--- START OF Task material ---

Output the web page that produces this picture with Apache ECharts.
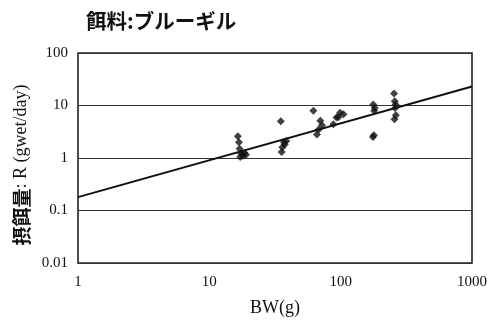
<!DOCTYPE html>
<html>
<head>
<meta charset="utf-8">
<script src="https://cdn.jsdelivr.net/npm/echarts@6/dist/echarts.min.js"></script>
<style>
  html, body { margin: 0; padding: 0; background: #fff; }
  #chart { width: 498px; height: 323px; }
</style>
</head>
<body>
<div id="chart"></div>
<script>
// Body weight (g) and daily ration R (gwet/day) for each observed fish
const bodyWeight = [
  16.5, 16.8, 17.0, 17.5, 18.0, 18.5, 19.0, 17.2,
  35.0, 37.0, 38.5, 36.0, 35.5, 37.5,
  62, 66, 68, 70, 72, 88, 93, 99, 105, 96,
  177, 180, 182, 176, 179,
  255, 258, 262, 260, 257, 263
];
const ration = [
  2.6, 2.0, 1.5, 1.2, 1.1, 1.25, 1.15, 1.05,
  5.0, 2.0, 2.1, 1.6, 1.3, 1.8,
  7.9, 2.8, 3.5, 5.1, 4.2, 4.4, 5.9, 7.3, 6.8, 6.0,
  10.5, 7.9, 9.0, 2.5, 2.7,
  17.0, 12.0, 10.5, 9.0, 5.5, 6.5
];
// Fitted power-law line, end points across the axis range
const fitBW = [1, 1000];
const fitR = [0.18, 23];

const xTicks = [1, 10, 100, 1000];
const yTicks = [0.01, 0.1, 1, 10, 100];

const serif = '"Liberation Serif", "Times New Roman", serif';
const cjk = '"Noto Sans CJK JP", sans-serif';

const chart = echarts.init(document.getElementById('chart'), null, { renderer: 'canvas' });
chart.setOption({
  backgroundColor: '#fff',
  animation: false,
  title: {
    text: '餌料:ブルーギル',
    left: 81, top: 6,
    textStyle: { fontFamily: cjk, fontSize: 20.5, fontWeight: 'bold', color: '#111' }
  },
  grid: {
    left: 78, right: 26, top: 53, bottom: 60,
    show: true, borderColor: '#222', borderWidth: 1.6, backgroundColor: '#fff'
  },
  xAxis: {
    type: 'log', logBase: 10, min: 1, max: 1000,
    name: 'BW(g)', nameLocation: 'middle', nameGap: 36,
    nameTextStyle: { fontFamily: serif, fontSize: 18, color: '#111' },
    axisLine: { show: false }, axisTick: { show: false },
    splitLine: { show: false },
    axisLabel: {
      fontFamily: serif, fontSize: 15, color: '#111', margin: 12,
      formatter: v => xTicks.includes(v) ? String(v) : ''
    }
  },
  yAxis: {
    type: 'log', logBase: 10, min: 0.01, max: 100,
    name: '{a|摂餌量}{b|: R (gwet/day)}', nameLocation: 'middle', nameGap: 41, nameRotate: 90,
    nameTextStyle: {
      padding: [0, 14, 0, 0],
      rich: {
        a: { fontFamily: cjk, fontSize: 19, fontWeight: 'bold', color: '#111' },
        b: { fontFamily: serif, fontSize: 18, color: '#111' }
      }
    },
    axisLine: { show: false }, axisTick: { show: false },
    splitLine: { show: true, lineStyle: { color: '#333', width: 1.2 } },
    axisLabel: {
      fontFamily: serif, fontSize: 15, color: '#111', margin: 10,
      formatter: v => {
        const t = yTicks.find(k => Math.abs(Math.log10(k) - Math.log10(v)) < 1e-6);
        return t === undefined ? '' : String(t);
      }
    }
  },
  series: [
    {
      type: 'line',
      data: fitBW.map((b, i) => [b, fitR[i]]),
      showSymbol: false,
      lineStyle: { color: '#111', width: 2 },
      z: 3
    },
    {
      type: 'scatter',
      data: bodyWeight.map((b, i) => [b, ration[i]]),
      symbol: 'diamond',
      symbolSize: 8,
      itemStyle: { color: '#111' },
      z: 4
    }
  ]
});
</script>
</body>
</html>
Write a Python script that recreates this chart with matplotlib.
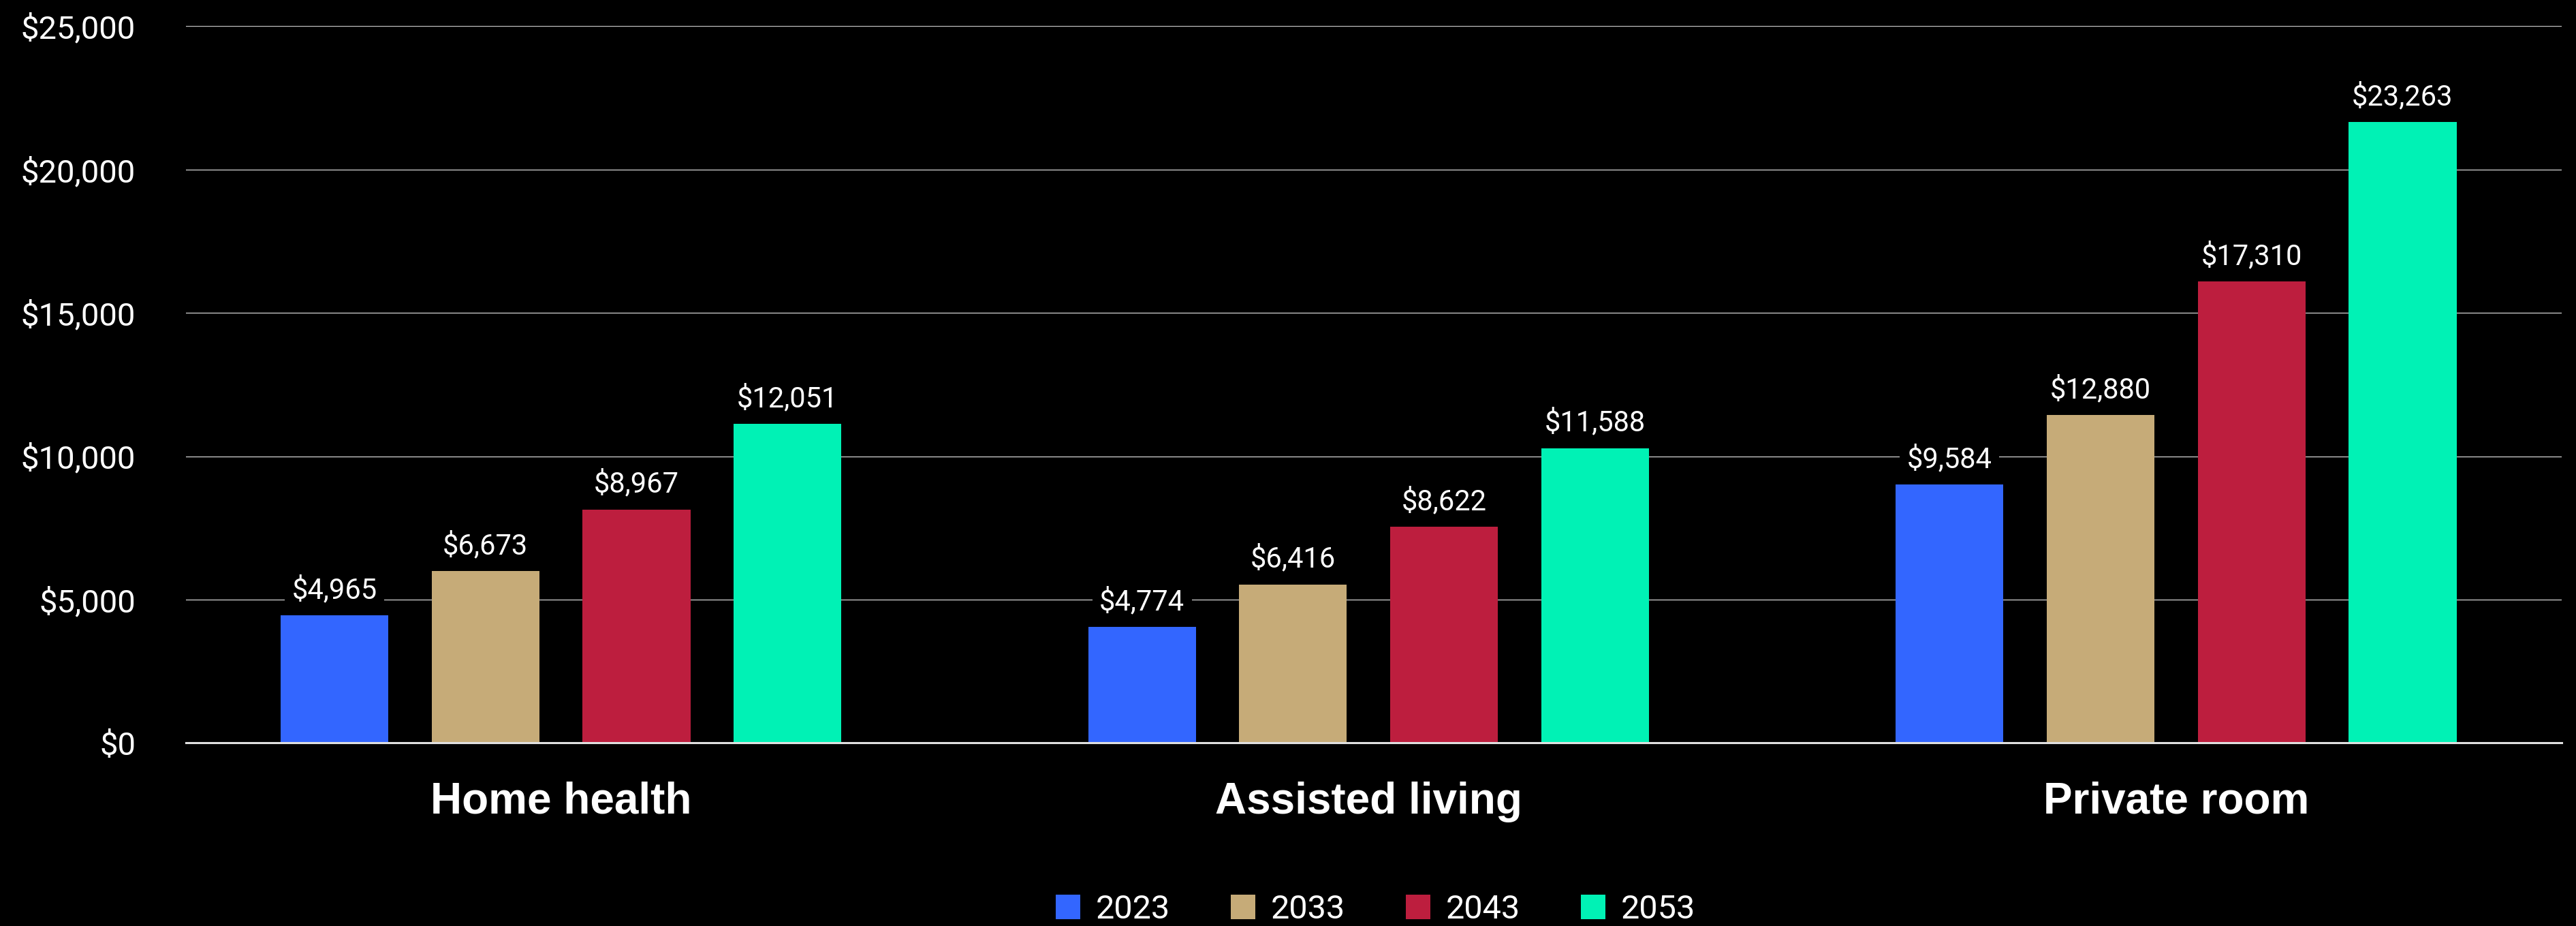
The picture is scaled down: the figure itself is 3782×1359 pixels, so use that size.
import matplotlib.pyplot as plt
import matplotlib.transforms as mtransforms
from matplotlib.patches import Patch
import numpy as np

# === Data ===
categories = ["Home health", "Assisted living", "Private room"]
years = ["2023", "2033", "2043", "2053"]
colors = ["#3366ff", "#c6ab78", "#bd1e3e", "#00f2b5"]

# bar heights as drawn in the chart
h_2023 = [4456, 4052, 9019]
h_2033 = [6000, 5530, 11438]
h_2043 = [8146, 7543, 16093]
h_2053 = [11129, 10283, 21658]
heights = [h_2023, h_2033, h_2043, h_2053]

# printed labels above the bars
lab_2023 = ["$4,965", "$4,774", "$9,584"]
lab_2033 = ["$6,673", "$6,416", "$12,880"]
lab_2043 = ["$8,967", "$8,622", "$17,310"]
lab_2053 = ["$12,051", "$11,588", "$23,263"]
bar_labels = [lab_2023, lab_2033, lab_2043, lab_2053]

yticks = [0, 5000, 10000, 15000, 20000, 25000]
ytick_labels = ["$0", "$5,000", "$10,000", "$15,000", "$20,000", "$25,000"]

# === Style ===
thin = "Roboto"
bold = "Liberation Sans"

fig = plt.figure(figsize=(37.82, 13.59), dpi=100, facecolor="black")
ax = fig.add_axes([0.0721, 0.1976, 0.9223, 0.7742])
ax.set_facecolor("black")

x = np.arange(len(categories))
step = 0.187
width = 0.1333

for i, (yr, col) in enumerate(zip(years, colors)):
    xs = x + (i - 1.5) * step
    bars = ax.bar(xs, heights[i], width=width, color=col, zorder=2)
    for b, txt in zip(bars, bar_labels[i]):
        ax.annotate(txt, (b.get_x() + b.get_width() / 2, b.get_height()),
                    xytext=(0, 18), textcoords="offset points",
                    ha="center", va="baseline", color="white",
                    fontsize=30, family=thin, zorder=3,
                    bbox=dict(boxstyle="square,pad=0.25", fc="black", ec="none"))

ax.set_xlim(-0.4647, 2.4773)
ax.set_ylim(0, 25000)
ax.set_yticks(yticks)
ax.set_yticklabels(ytick_labels, family=thin)
ax.tick_params(axis="y", length=0, pad=53, labelsize=34, labelcolor="white")
ax.set_xticks([])

ax.grid(axis="y", color="#c4c4c4", linewidth=1.0)
ax.set_axisbelow(True)
for s in ["left", "right", "top"]:
    ax.spines[s].set_visible(False)
ax.spines["bottom"].set_color("#e0e0e0")
ax.spines["bottom"].set_linewidth(2.2)

# category labels under each group
trans = mtransforms.blended_transform_factory(ax.transData, ax.transAxes)
for xi, cat in zip(x, categories):
    ax.text(xi, -0.0984, cat, transform=trans, ha="center", va="baseline",
            color="white", fontsize=46, fontweight="bold", family=bold)

# legend
handles = [Patch(facecolor=c, edgecolor="none", label=y) for c, y in zip(colors, years)]
leg = fig.legend(handles=handles, loc="center", bbox_to_anchor=(0.534, 0.0177),
                 ncol=4, frameon=False, borderpad=0, handlelength=0.74,
                 handleheight=0.74, handletextpad=0.47, columnspacing=1.83,
                 prop={"family": thin, "size": 35})
for t in leg.get_texts():
    t.set_color("white")

fig.savefig("out.png", dpi=100, facecolor="black")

--- END OF Task material ---

Go through the entries above and output them exactly, without pictures.

*Exercise solution*
Output the web page that produces this picture with Apache ECharts.
<!DOCTYPE html>
<html>
<head>
<meta charset="utf-8">
<script src="https://cdn.jsdelivr.net/npm/echarts@6/dist/echarts.min.js"></script>
<style>
  html, body { margin: 0; padding: 0; background: #fff; }
  #chart { width: 498px; height: 323px; }
</style>
</head>
<body>
<div id="chart"></div>
<script>
// Body weight (g) and daily ration R (gwet/day) for each observed fish
const bodyWeight = [
  16.5, 16.8, 17.0, 17.5, 18.0, 18.5, 19.0, 17.2,
  35.0, 37.0, 38.5, 36.0, 35.5, 37.5,
  62, 66, 68, 70, 72, 88, 93, 99, 105, 96,
  177, 180, 182, 176, 179,
  255, 258, 262, 260, 257, 263
];
const ration = [
  2.6, 2.0, 1.5, 1.2, 1.1, 1.25, 1.15, 1.05,
  5.0, 2.0, 2.1, 1.6, 1.3, 1.8,
  7.9, 2.8, 3.5, 5.1, 4.2, 4.4, 5.9, 7.3, 6.8, 6.0,
  10.5, 7.9, 9.0, 2.5, 2.7,
  17.0, 12.0, 10.5, 9.0, 5.5, 6.5
];
// Fitted power-law line, end points across the axis range
const fitBW = [1, 1000];
const fitR = [0.18, 23];

const xTicks = [1, 10, 100, 1000];
const yTicks = [0.01, 0.1, 1, 10, 100];

const serif = '"Liberation Serif", "Times New Roman", serif';
const cjk = '"Noto Sans CJK JP", sans-serif';

const chart = echarts.init(document.getElementById('chart'), null, { renderer: 'canvas' });
chart.setOption({
  backgroundColor: '#fff',
  animation: false,
  title: {
    text: '餌料:ブルーギル',
    left: 81, top: 6,
    textStyle: { fontFamily: cjk, fontSize: 20.5, fontWeight: 'bold', color: '#111' }
  },
  grid: {
    left: 78, right: 26, top: 53, bottom: 60,
    show: true, borderColor: '#222', borderWidth: 1.6, backgroundColor: '#fff'
  },
  xAxis: {
    type: 'log', logBase: 10, min: 1, max: 1000,
    name: 'BW(g)', nameLocation: 'middle', nameGap: 36,
    nameTextStyle: { fontFamily: serif, fontSize: 18, color: '#111' },
    axisLine: { show: false }, axisTick: { show: false },
    splitLine: { show: false },
    axisLabel: {
      fontFamily: serif, fontSize: 15, color: '#111', margin: 12,
      formatter: v => xTicks.includes(v) ? String(v) : ''
    }
  },
  yAxis: {
    type: 'log', logBase: 10, min: 0.01, max: 100,
    name: '{a|摂餌量}{b|: R (gwet/day)}', nameLocation: 'middle', nameGap: 41, nameRotate: 90,
    nameTextStyle: {
      padding: [0, 14, 0, 0],
      rich: {
        a: { fontFamily: cjk, fontSize: 19, fontWeight: 'bold', color: '#111' },
        b: { fontFamily: serif, fontSize: 18, color: '#111' }
      }
    },
    axisLine: { show: false }, axisTick: { show: false },
    splitLine: { show: true, lineStyle: { color: '#333', width: 1.2 } },
    axisLabel: {
      fontFamily: serif, fontSize: 15, color: '#111', margin: 10,
      formatter: v => {
        const t = yTicks.find(k => Math.abs(Math.log10(k) - Math.log10(v)) < 1e-6);
        return t === undefined ? '' : String(t);
      }
    }
  },
  series: [
    {
      type: 'line',
      data: fitBW.map((b, i) => [b, fitR[i]]),
      showSymbol: false,
      lineStyle: { color: '#111', width: 2 },
      z: 3
    },
    {
      type: 'scatter',
      data: bodyWeight.map((b, i) => [b, ration[i]]),
      symbol: 'diamond',
      symbolSize: 8,
      itemStyle: { color: '#111' },
      z: 4
    }
  ]
});
</script>
</body>
</html>
Write a Python script that recreates this chart with matplotlib.
The picture is scaled down: the figure itself is 3782×1359 pixels, so use that size.
import matplotlib.pyplot as plt
import matplotlib.transforms as mtransforms
from matplotlib.patches import Patch
import numpy as np

# === Data ===
categories = ["Home health", "Assisted living", "Private room"]
years = ["2023", "2033", "2043", "2053"]
colors = ["#3366ff", "#c6ab78", "#bd1e3e", "#00f2b5"]

# bar heights as drawn in the chart
h_2023 = [4456, 4052, 9019]
h_2033 = [6000, 5530, 11438]
h_2043 = [8146, 7543, 16093]
h_2053 = [11129, 10283, 21658]
heights = [h_2023, h_2033, h_2043, h_2053]

# printed labels above the bars
lab_2023 = ["$4,965", "$4,774", "$9,584"]
lab_2033 = ["$6,673", "$6,416", "$12,880"]
lab_2043 = ["$8,967", "$8,622", "$17,310"]
lab_2053 = ["$12,051", "$11,588", "$23,263"]
bar_labels = [lab_2023, lab_2033, lab_2043, lab_2053]

yticks = [0, 5000, 10000, 15000, 20000, 25000]
ytick_labels = ["$0", "$5,000", "$10,000", "$15,000", "$20,000", "$25,000"]

# === Style ===
thin = "Roboto"
bold = "Liberation Sans"

fig = plt.figure(figsize=(37.82, 13.59), dpi=100, facecolor="black")
ax = fig.add_axes([0.0721, 0.1976, 0.9223, 0.7742])
ax.set_facecolor("black")

x = np.arange(len(categories))
step = 0.187
width = 0.1333

for i, (yr, col) in enumerate(zip(years, colors)):
    xs = x + (i - 1.5) * step
    bars = ax.bar(xs, heights[i], width=width, color=col, zorder=2)
    for b, txt in zip(bars, bar_labels[i]):
        ax.annotate(txt, (b.get_x() + b.get_width() / 2, b.get_height()),
                    xytext=(0, 18), textcoords="offset points",
                    ha="center", va="baseline", color="white",
                    fontsize=30, family=thin, zorder=3,
                    bbox=dict(boxstyle="square,pad=0.25", fc="black", ec="none"))

ax.set_xlim(-0.4647, 2.4773)
ax.set_ylim(0, 25000)
ax.set_yticks(yticks)
ax.set_yticklabels(ytick_labels, family=thin)
ax.tick_params(axis="y", length=0, pad=53, labelsize=34, labelcolor="white")
ax.set_xticks([])

ax.grid(axis="y", color="#c4c4c4", linewidth=1.0)
ax.set_axisbelow(True)
for s in ["left", "right", "top"]:
    ax.spines[s].set_visible(False)
ax.spines["bottom"].set_color("#e0e0e0")
ax.spines["bottom"].set_linewidth(2.2)

# category labels under each group
trans = mtransforms.blended_transform_factory(ax.transData, ax.transAxes)
for xi, cat in zip(x, categories):
    ax.text(xi, -0.0984, cat, transform=trans, ha="center", va="baseline",
            color="white", fontsize=46, fontweight="bold", family=bold)

# legend
handles = [Patch(facecolor=c, edgecolor="none", label=y) for c, y in zip(colors, years)]
leg = fig.legend(handles=handles, loc="center", bbox_to_anchor=(0.534, 0.0177),
                 ncol=4, frameon=False, borderpad=0, handlelength=0.74,
                 handleheight=0.74, handletextpad=0.47, columnspacing=1.83,
                 prop={"family": thin, "size": 35})
for t in leg.get_texts():
    t.set_color("white")

fig.savefig("out.png", dpi=100, facecolor="black")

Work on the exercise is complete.